Mark Lombardi called their graphical representations of relationships between powers (political, financial, and other hidden hegemonies) “narrative structures”, and so centred the meaning of their work on the quality of the information it contained and on the almost functional value of the diagram which expressed it. Bianco-Valente’sConstellations cover this same idea to confer a narrative capacity to the system which is put in place, but overcoming the functional perspective also gives space for nuances of an emotional, intellectual and affectionate tone. The connection of complex structures (people) into an organised network thus becomes the instrument to formulate an aesthetics of information, and it demonstrates (and at the same time strengthens) the existence of other relational models. The project once again finds itself in line with Bateson’s point of view: Constellations Of Me rejects a system of interpersonal relationships dominated by an aseptic hierarchy of ancestries and classification, and admits the oscillations of doubt and the necessarily partial and imperfect representation of a whole, that of relationships, which is unstable and flexible even whilst it is developing.

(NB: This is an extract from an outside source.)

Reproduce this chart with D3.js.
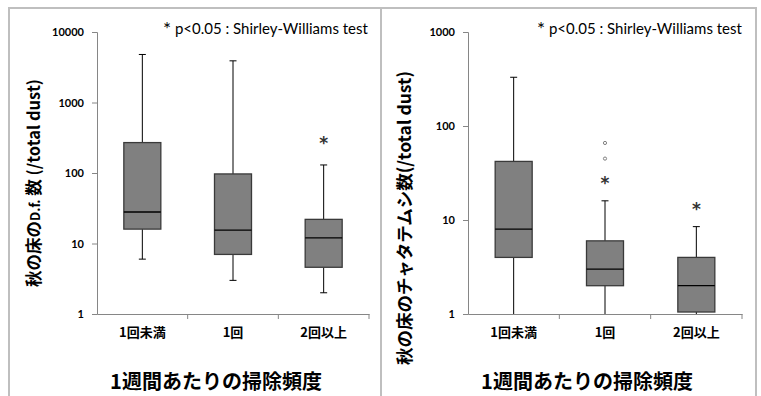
<!DOCTYPE html>
<html>
<head>
<meta charset="utf-8">
<script src="https://cdn.jsdelivr.net/npm/d3@7"></script>
<style>
  body { margin: 0; background: #fff; }
  svg { display: block; }
  .tick text { font-family: Lato, "Noto Sans CJK JP", sans-serif; font-weight: bold; font-size: 11px; fill: #000; }
</style>
</head>
<body>
<svg id="chart" width="761" height="396"></svg>
<script>
const groups = ["1回未満", "1回", "2回以上"];

// 左: D.f.
const dfMin = [6, 3, 2];
const dfQ1 = [16, 7, 4.6];
const dfMed = [28, 15.5, 12];
const dfQ3 = [270, 97, 22];
const dfMax = [4800, 3900, 130];
const dfSig = [false, false, true];
const dfTicks = [1, 10, 100, 1000, 10000];

// 右: チャタテムシ
const psMin = [1, 1, 1];
const psQ1 = [4, 2, 1.05];
const psMed = [8, 3, 2];
const psQ3 = [42, 6, 4];
const psMax = [330, 16, 8.5];
const psOut = [[], [45, 66], []];
const psSig = [false, true, true];
const psTicks = [1, 10, 100, 1000];

const svg = d3.select("#chart");

function panel(o) {
  const g = svg.append("g");

  // 枠
  g.append("rect")
    .attr("x", o.bx).attr("y", 8)
    .attr("width", o.bw).attr("height", 400)
    .attr("fill", "none").attr("stroke", "#bfbfbf").attr("stroke-width", 2);

  const y = d3.scaleLog().domain([1, o.ticks[o.ticks.length - 1]]).range([314, 32]);
  const x = d3.scaleBand().domain(groups).range([o.x0, o.x1]);

  // y軸
  const yAxisG = g.append("g")
    .attr("transform", `translate(${o.x0},0)`)
    .call(d3.axisLeft(y).tickValues(o.ticks).tickFormat(d3.format("d")).tickSize(5).tickPadding(8));
  yAxisG.selectAll("path, line").attr("stroke", "#868686");

  // x軸
  const xAxisG = g.append("g")
    .attr("transform", `translate(0,314)`)
    .call(d3.axisBottom(x).tickSize(0).tickPadding(14));
  xAxisG.select("path").attr("stroke", "#868686");
  xAxisG.selectAll("text")
    .attr("style", "font-size:13px; font-weight:bold; font-family:'Noto Sans CJK JP', sans-serif");
  // 区切りの目盛り
  g.selectAll(".sep")
    .data(groups.slice(1).concat([null]))
    .enter().append("line")
    .attr("x1", (d, i) => i < 2 ? x(d) : o.x1)
    .attr("x2", (d, i) => i < 2 ? x(d) : o.x1)
    .attr("y1", 314).attr("y2", 319)
    .attr("stroke", "#868686");

  const bw = 37;
  const cx = d => x(d) + x.bandwidth() / 2;

  groups.forEach((grp, i) => {
    const c = cx(grp);
    // ひげ
    g.append("line")
      .attr("x1", c).attr("x2", c)
      .attr("y1", y(o.max[i])).attr("y2", y(o.q3[i]))
      .attr("stroke", "#000");
    g.append("line")
      .attr("x1", c).attr("x2", c)
      .attr("y1", y(o.q1[i])).attr("y2", y(o.min[i]))
      .attr("stroke", "#000");
    [o.max[i], o.min[i]].forEach(v => {
      if (v > 1) {
        g.append("line")
          .attr("x1", c - 3.5).attr("x2", c + 3.5)
          .attr("y1", y(v)).attr("y2", y(v))
          .attr("stroke", "#000");
      }
    });
    // 箱
    g.append("rect")
      .attr("x", c - bw / 2).attr("y", y(o.q3[i]))
      .attr("width", bw).attr("height", y(o.q1[i]) - y(o.q3[i]))
      .attr("fill", "#808080").attr("stroke", "#3a3a3a").attr("stroke-width", 1.3);
    g.append("line")
      .attr("x1", c - bw / 2).attr("x2", c + bw / 2)
      .attr("y1", y(o.med[i])).attr("y2", y(o.med[i]))
      .attr("stroke", "#000").attr("stroke-width", 1.3);
    // 外れ値
    (o.out ? o.out[i] : []).forEach(v => {
      g.append("circle")
        .attr("cx", c).attr("cy", y(v)).attr("r", 1.6)
        .attr("fill", "none").attr("stroke", "#808080").attr("stroke-width", 1);
    });
    // 有意
    if (o.sig[i]) {
      g.append("text")
        .attr("x", c).attr("y", y(o.max[i]) - o.starOff + 11)
        .attr("text-anchor", "middle")
        .attr("font-family", "'DejaVu Sans', sans-serif").attr("font-size", "17px")
        .attr("font-weight", "bold")
        .attr("fill", "#333")
        .text("*");
    }
  });

  // 凡例
  const leg = g.append("text")
    .attr("x", o.legX).attr("y", 34)
    .attr("font-family", "Lato, 'Open Sans', sans-serif").attr("font-size", "15px")
    .attr("fill", "#000");
  leg.append("tspan").attr("font-size", "19px").attr("dy", 2).text("*");
  leg.append("tspan").attr("dy", -2).text(" p<0.05 : Shirley-Williams test");

  // 軸タイトル
  g.append("text")
    .attr("x", o.titleX).attr("y", 389)
    .attr("text-anchor", "middle")
    .attr("font-family", "'Noto Sans CJK JP', sans-serif").attr("font-weight", "bold")
    .attr("font-size", "20px").attr("fill", "#000")
    .text("1週間あたりの掃除頻度");

  const yl = g.append("text")
    .attr("transform", `translate(${o.ylX},${o.ylY}) rotate(-90)`)
    .attr("text-anchor", "middle")
    .attr("font-family", "'Noto Sans CJK JP', sans-serif").attr("font-weight", "bold")
    .attr("font-size", o.ylSize).attr("fill", "#000");
  o.ylParts.forEach(p => yl.append("tspan").attr("font-size", p[1] || null).text(p[0]));
}

panel({
  bx: 9, bw: 372, x0: 97, x1: 369, ticks: dfTicks,
  min: dfMin, q1: dfQ1, med: dfMed, q3: dfQ3, max: dfMax, sig: dfSig, starOff: 27,
  legX: 163, titleX: 216, ylX: 40, ylY: 183, ylSize: "16.5px",
  ylParts: [["秋の床の"], ["D.f.", "13px"], [" 数 (/total dust)"]]
});

panel({
  bx: 381, bw: 375, x0: 468, x1: 742, ticks: psTicks,
  min: psMin, q1: psQ1, med: psMed, q3: psQ3, max: psMax, out: psOut, sig: psSig, starOff: 23,
  legX: 537, titleX: 587, ylX: 411, ylY: 218, ylSize: "17.5px",
  ylParts: [["秋の床のチャタテムシ数(/total dust)"]]
});
</script>
</body>
</html>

The abstraction required by the design with which Constellations is presented is inherently unrelated to the time it passes through, and in this limitation it carries the necessity to overcome the design itself. The Constellation is implicitly infinite, even in the project proposed in Bologna, where it refers to a closed number of contacts (closed simply because of the extinction of all of the interlocutors involved), because its perfectibility is congenital to the very material from which knowledge is made. Indeed, the view of the network itself tends towards the clarification of its plastic capacity, but also its unreliability, subject as it is to the will not only of those who made it (and in this way define the terms of its temporary extension), but also those who read it.

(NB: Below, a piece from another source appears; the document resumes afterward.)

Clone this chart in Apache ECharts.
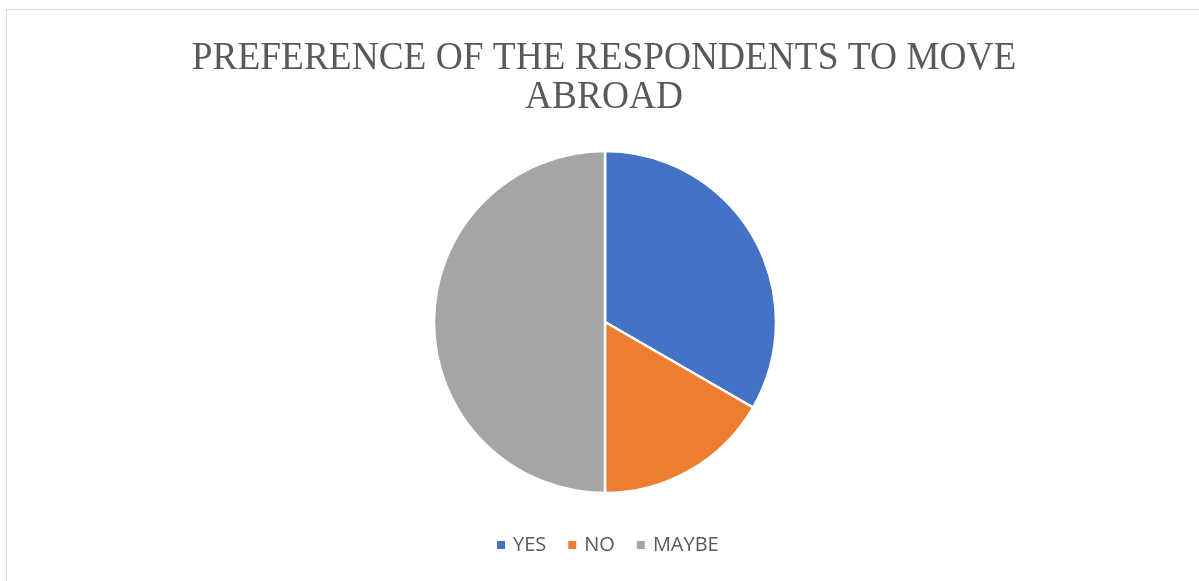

In this way Bianco-Valente assist in the radial multiplication of the traces, the shift of meaning that the transfer of information may take on, crossing languages and mediating itself in instruments, multiplying the chance factor represented by the cultural conditioning that composes the complexity of the transmitted data (in particular, the reference is to the project presented in Marrakesh in 2011). Their point of view, mobile and fallible, recalls the definition that Aby Warburg gave of himself as a “soul-seismograph to the meteorological divides of culture. … in order there to experience life in its polar tension between a pagan, instinctual nature cult and organised intelligence”.[vi]

Notes:
[i] Hannah Arendt, The Human Condition, Chicago 1958, p. 8.
[ii] Ivi, p. 52.
[iii] Cfr. Franco Farinelli, La crisi della ragione cartografica, Torino 2009.
[iv] Lorenza Pignatti, Mind the Map, Milano 2011, p. 24.
[v] Is the proposition 5.62, Ludwig Wittgenstein, Tractatus logico-philosophicus, 1922 (it. edited by A.G. Conte, Torino 1995, p. 89)
[vi] Aby Warburg, cited in J. L. Koerner (1997) ‘Paleface and Redskin’. The New Republic March 24, pp. 30-38 [Review of Warburg’s Images from the Region of the Pueblo Indians of North America].